Settler Colonial State criminality: the Israeli case
Please note that registrations will close at 23.45 GMT on 18 January. If you want to register after this time please contact the event organiser.
Speaker biography
Prof. Nadera Shalhoub-Kevorkian is the Global Chair in Law at Queen Mary University of London, as well as Lawrence D. Biele Chair in Law at the Faculty of Law-Institute of Criminology and the School of Social Work and Public Welfare at the Hebrew University of Jerusalem. Her research focuses on trauma, state crimes and criminology, surveillance, gender violence, law and society. She studies the crime of femicide and other forms of gendered based violence, violence against children in conflict ridden areas, crimes of abuse of power in settler colonial contexts, surveillance, securitization and social control.
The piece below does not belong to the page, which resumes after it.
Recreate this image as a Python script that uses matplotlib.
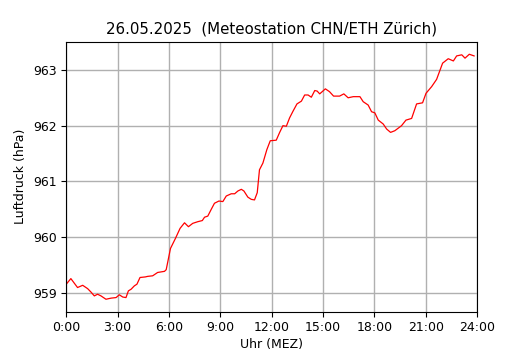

Shalhoub-Kevorkian is the author of numerous books among them “Militarization and Violence Against Women in Conflict Zones in the Middle East: The Palestinian Case Study” published in 2010; “Security Theology, Surveillance and the Politics of Fear”, published by Cambridge University Press, 2015. More recently, she published a book examining Palestinian childhood entitled: “Incarcerated Childhood and the Politics of Unchilding”, and an edited book entitled: Understanding Campus-Community Partnerships in Conflict Zones”, and is currently co-editing two new book on the sacralization of politics and its effect on human suffering, and Islam and gender based violence.